Working with the tension between language test validity and reliability

The combination of validity and reliability is the holy grail when it comes to language assessment, yet these two qualities are always in direct tension with each other. This can create a challenge when English language programs try to put in place effective measures of language learning, and especially when they have to convince their accreditors that they’ve done so. Student achievement standards are frequently not met in accreditation reviews for precisely this reason.

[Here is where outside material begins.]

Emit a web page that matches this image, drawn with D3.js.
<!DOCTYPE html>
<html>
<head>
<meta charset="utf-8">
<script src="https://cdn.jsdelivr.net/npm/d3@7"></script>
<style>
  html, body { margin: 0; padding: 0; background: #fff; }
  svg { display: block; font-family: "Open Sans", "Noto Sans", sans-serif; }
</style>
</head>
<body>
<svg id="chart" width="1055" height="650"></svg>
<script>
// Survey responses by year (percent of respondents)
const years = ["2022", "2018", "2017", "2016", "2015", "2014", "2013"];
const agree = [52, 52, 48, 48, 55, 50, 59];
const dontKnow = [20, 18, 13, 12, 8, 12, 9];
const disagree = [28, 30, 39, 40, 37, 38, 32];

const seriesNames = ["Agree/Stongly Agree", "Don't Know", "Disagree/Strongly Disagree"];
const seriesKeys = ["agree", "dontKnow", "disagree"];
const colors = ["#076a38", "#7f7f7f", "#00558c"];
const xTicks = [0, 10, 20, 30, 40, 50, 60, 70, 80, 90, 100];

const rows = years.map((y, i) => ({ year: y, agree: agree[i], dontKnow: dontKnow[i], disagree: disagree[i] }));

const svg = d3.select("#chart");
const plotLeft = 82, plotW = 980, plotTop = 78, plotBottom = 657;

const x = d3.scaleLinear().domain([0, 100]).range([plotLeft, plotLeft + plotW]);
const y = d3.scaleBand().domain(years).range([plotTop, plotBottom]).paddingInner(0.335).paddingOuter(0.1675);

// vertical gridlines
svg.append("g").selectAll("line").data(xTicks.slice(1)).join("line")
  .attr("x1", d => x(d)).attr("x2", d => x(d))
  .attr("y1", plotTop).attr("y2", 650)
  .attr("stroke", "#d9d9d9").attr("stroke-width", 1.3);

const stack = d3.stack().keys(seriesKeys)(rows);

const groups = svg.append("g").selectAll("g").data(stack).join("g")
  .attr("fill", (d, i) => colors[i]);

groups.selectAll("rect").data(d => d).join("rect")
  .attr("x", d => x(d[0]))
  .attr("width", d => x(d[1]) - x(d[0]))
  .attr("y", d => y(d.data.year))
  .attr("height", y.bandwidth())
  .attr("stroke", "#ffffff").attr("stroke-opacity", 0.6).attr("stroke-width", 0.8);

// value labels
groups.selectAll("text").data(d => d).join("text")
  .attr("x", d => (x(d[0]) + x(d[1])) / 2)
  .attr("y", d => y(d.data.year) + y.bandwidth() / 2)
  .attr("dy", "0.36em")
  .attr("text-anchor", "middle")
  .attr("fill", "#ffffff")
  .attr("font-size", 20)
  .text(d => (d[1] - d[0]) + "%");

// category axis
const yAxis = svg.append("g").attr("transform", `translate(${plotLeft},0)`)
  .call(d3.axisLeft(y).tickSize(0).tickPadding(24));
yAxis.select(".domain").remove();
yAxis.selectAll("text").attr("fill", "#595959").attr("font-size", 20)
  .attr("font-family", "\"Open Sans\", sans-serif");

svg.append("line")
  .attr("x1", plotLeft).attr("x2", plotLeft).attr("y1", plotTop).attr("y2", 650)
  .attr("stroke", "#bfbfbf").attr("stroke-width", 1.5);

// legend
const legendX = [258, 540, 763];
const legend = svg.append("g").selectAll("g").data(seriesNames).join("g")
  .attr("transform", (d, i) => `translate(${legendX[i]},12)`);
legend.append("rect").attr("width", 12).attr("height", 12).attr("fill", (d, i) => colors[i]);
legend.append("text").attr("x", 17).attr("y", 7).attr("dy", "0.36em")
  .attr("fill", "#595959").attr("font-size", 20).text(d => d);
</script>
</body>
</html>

An assessment is valid if it measures what it is supposed to measure. So, a multiple choice test is generally not a very valid means of testing speaking ability; nor is a gap-fill test a very valid way to determine whether a student has learned to use a grammar structure in communication. On the other hand, a student presentation might serve as a useful basis for a valid assessment of speaking ability, and a speaking or writing test that elicits a target grammar structure would bring to light a student’s ability to use grammar.

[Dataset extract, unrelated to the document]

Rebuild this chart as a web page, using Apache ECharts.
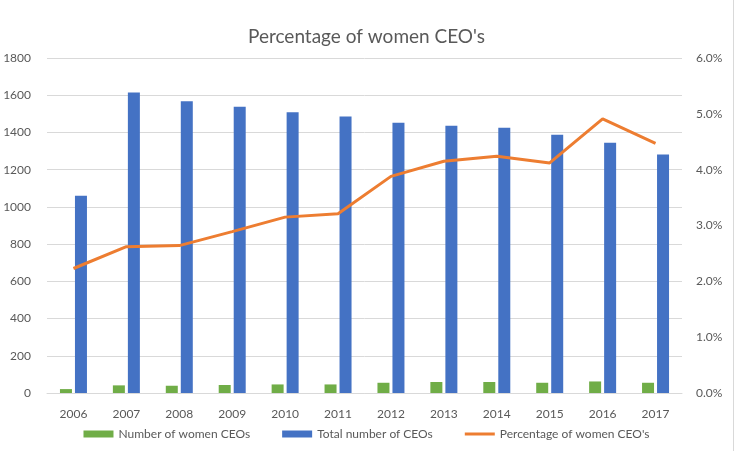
<!DOCTYPE html>
<html>
<head>
<meta charset="utf-8">
<title>Percentage of women CEO's</title>
<script src="https://cdn.jsdelivr.net/npm/echarts@6/dist/echarts.min.js"></script>
<style>
  html, body { margin: 0; padding: 0; background: #fff; }
  #chart { width: 734px; height: 451px; box-sizing: border-box; border-right: 1px solid #d9d9d9; }
</style>
</head>
<body>
<div id="chart"></div>
<script>
// chart data
var years = ['2006', '2007', '2008', '2009', '2010', '2011', '2012', '2013', '2014', '2015', '2016', '2017']
var womenCeos = [21, 41, 39, 43, 46, 46, 55, 59, 59, 55, 62, 55]
var totalCeos = [1060, 1615, 1567, 1538, 1508, 1486, 1452, 1436, 1425, 1388, 1345, 1282]
var pctWomen = [2.23, 2.62, 2.64, 2.89, 3.15, 3.21, 3.88, 4.15, 4.24, 4.12, 4.91, 4.47]

var textColor = '#595959'
var fontName = 'Lato, "Open Sans", sans-serif'

var chart = echarts.init(document.getElementById('chart'))
chart.setOption({
  animation: false,
  textStyle: { fontFamily: fontName },
  title: {
    text: "Percentage of women CEO's",
    left: 'center',
    top: 22,
    textStyle: { color: textColor, fontSize: 19, fontWeight: 'normal', fontFamily: fontName }
  },
  grid: {
    left: 47,
    right: 51,
    top: 58,
    bottom: 58
  },
  legend: {
    bottom: 6,
    left: 'center',
    itemWidth: 30,
    itemHeight: 7,
    itemGap: 32,
    textStyle: { color: textColor, fontSize: 12, fontFamily: fontName },
    data: [
      { name: 'Number of women CEOs', icon: 'rect' },
      { name: 'Total number of CEOs', icon: 'rect' },
      // thin bar centred in the box, the extra moves keep the full box size
      { name: "Percentage of women CEO's", icon: 'path://M0,0 M30,7 M0,2 L30,2 L30,5 L0,5 Z' }
    ]
  },
  xAxis: {
    type: 'category',
    data: years,
    axisTick: { show: false },
    axisLine: { lineStyle: { color: '#d9d9d9' } },
    axisLabel: { color: textColor, fontSize: 12, margin: 15 }
  },
  yAxis: [
    {
      type: 'value',
      min: 0,
      max: 1800,
      interval: 200,
      axisLine: { show: false },
      axisTick: { show: false },
      axisLabel: {
        color: textColor,
        fontSize: 12,
        margin: 16,
        formatter: function (v) { return String(v) }
      },
      splitLine: { lineStyle: { color: '#d9d9d9' } }
    },
    {
      type: 'value',
      min: 0,
      max: 6,
      interval: 1,
      axisLine: { show: false },
      axisTick: { show: false },
      axisLabel: {
        color: textColor,
        fontSize: 12,
        margin: 14,
        formatter: function (v) { return v.toFixed(1) + '%' }
      },
      splitLine: { show: false }
    }
  ],
  series: [
    {
      name: 'Number of women CEOs',
      type: 'bar',
      data: womenCeos,
      barWidth: 12,
      barGap: '25%',
      itemStyle: { color: '#70ad47' }
    },
    {
      name: 'Total number of CEOs',
      type: 'bar',
      data: totalCeos,
      barWidth: 12,
      barGap: '25%',
      itemStyle: { color: '#4472c4' }
    },
    {
      name: "Percentage of women CEO's",
      type: 'line',
      yAxisIndex: 1,
      data: pctWomen,
      symbol: 'none',
      lineStyle: { color: '#ed7d31', width: 3 },
      itemStyle: { color: '#ed7d31' },
      z: 5
    }
  ]
})
</script>
</body>
</html>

An assessment is reliable if would yield the same results for that student if administered by a different person or in a different location. An in-class presentation or role-play assessed by the class teacher is vulnerable to having a low level of reliability, since the test conditions would be difficult to reproduce in another class. The TOEFL iBT is probably the gold standard for test reliability, with extremely detailed protocols for ensuring the uniformity of the test-taking experience for all students, and two-rater grading of written and spoken assignments.

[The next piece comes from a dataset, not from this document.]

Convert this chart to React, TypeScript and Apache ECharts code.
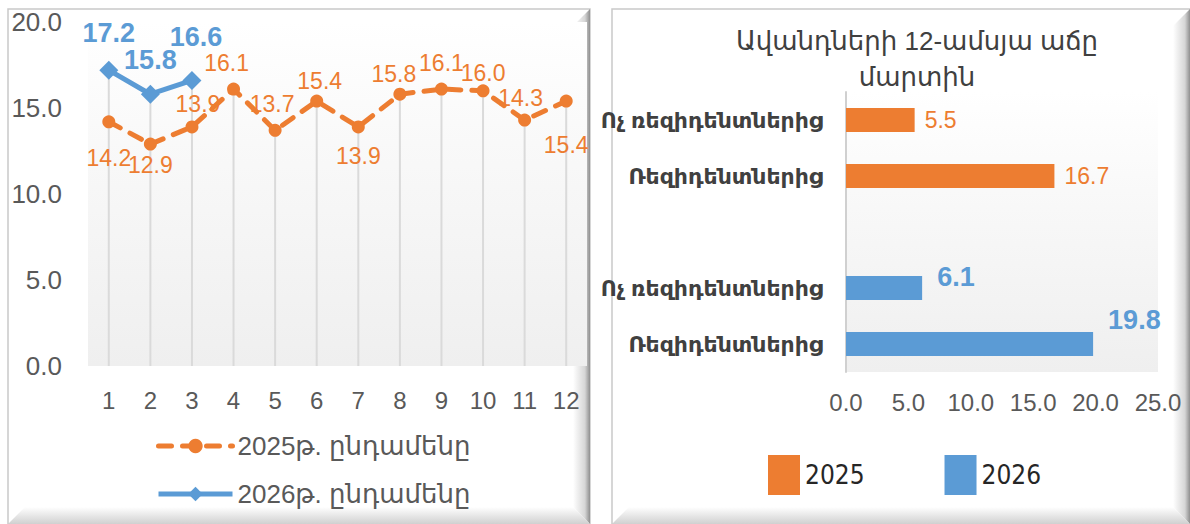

You can probably see the tension: the greater the validity, the harder it is to attain reliability; the greater the reliability, the harder it is to make the test valid (in the three-hour iBT, the test taker is not required to interact with a single human being).

To increase the reliability of valid assessments, programs can:

  1. use a common set of learning objectives across the program and hold teachers accountable for teaching to them
  2. use standard assessment rubrics across the program
  3. calibrate grading through teacher training
  4. have more than one person assess each student’s performance.

These measures might generate pushback among faculty in some university programs.

Unfortunately, there aren’t any great ways to increase the validity of highly reliable of achievement tests. Doing so would require standardizing the teaching – teaching directly to the test – which nobody in an IEP wants, except in a course specifically for test preparation. Programs that use external standardized tests for level promotion are not using a valid means of assessing what was taught (since the test makers don’t know what was taught).

Instead of seeking the absolute standard of ‘assessments that are valid and reliable,’ we need to

  1. start by creating assessments that are valid – that measure precisely what was taught and was supposed to be learned; and then
  2. design and implement measures to reach as high a level of reliability of those assessments as is possible and practical.

Using this approach is a recognition that you can’t have it all, but you can work within the tension of validity and reliability to reach a satisfactory compromise.